Und das ging so: Im Jackett, mit der Brille auf der Nase und angenehm rauer Stimme philosophierte Lowtzow eine halbe Stunde lang über Vernunft, Irrsinn und Zweifel. Unter anderem vermittelte er den Zuhörern nicht ganz ernst zu nehmende fünf Regeln, nach denen man sein Leben bestreiten sollte: „1. Meide Anekdoten – 2. Verbünde dich gegen dich selbst. – 3. Höre nie nachts betrunken Musik. – 4. Bügle deine Hemden. – 5. Fahre niemals Fahrrad.“ Mit dieser neuen Lebensphilosophie sorgte Lowtzow für Heiterkeit im Publikum.

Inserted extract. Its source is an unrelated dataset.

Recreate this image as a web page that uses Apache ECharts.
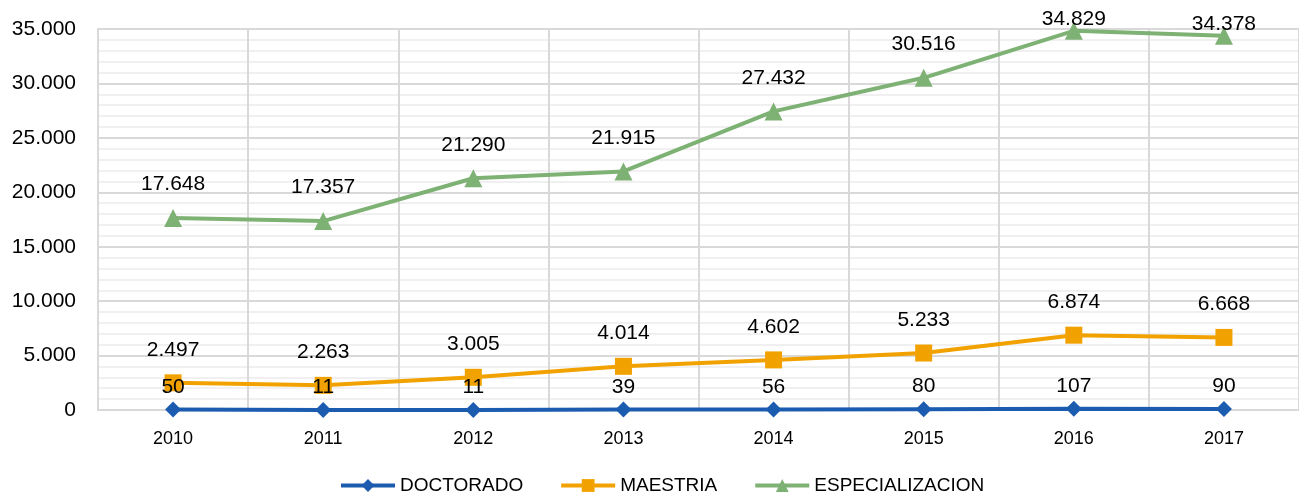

Musikalische Werke über den Zweifel

Lowtzow bezog sich in seiner Lesung besonders auf den Text „Zweifel“ des Hamburger Dichters, Dramatikers und Regisseurs Herbert Schuldt, dessen Kernaussage darin besteht, dass alles bezweifelt werden kann. Lowtzow versuchte den Begriff „Zweifel“ dem Rezipienten näher zu bringen und zu erklären. Dabei entstand eine komplexe und philosophische Definition, die zum Interpretieren und Nachdenken anregt: Zweifel ist überredend, frech, erregend, hoffnungsvoll und düster. Zweifel attackiert das Ich. Zweifel zeugt Terror, ist in der  Philosophie, Werbung und Mode sowie im Charakter. Er kommt mit der Hoffnung und der Furcht. Zweifel nimmt am Leben der Nation teil.

Nachdem der Tocotronic-Sänger seine lyrischen Werke und Gedanken dem Publikum vorgestellt hatte, widmete er sich anschließend seiner Gitarre, mit der er ein herrlich stimmungsvolles Akkustik-Set, bestehend aus vier Songs, darbot. „Mach es nicht selbst”, der erste von vier Songs, ist ein Lied über die Aneignung, mit der durchaus tiefsinnigen Aussage die „Marke Eigenbau“ zu meiden. „Mein Ruin“ und „Andere Ufer“ folgten diesem heiteren Song und verwandelten die Lesung nun endgültig in ein Konzert. Mit dem nachdenklichen Song „Das Blut an meinen Händen“ ließ Lowtzow seinen Vortrag mit ruhigen, melancholischen Klängen ausklingen und das Publikum mit einem nachdenklichen, aber positiven Eindruck nach Hause gehen.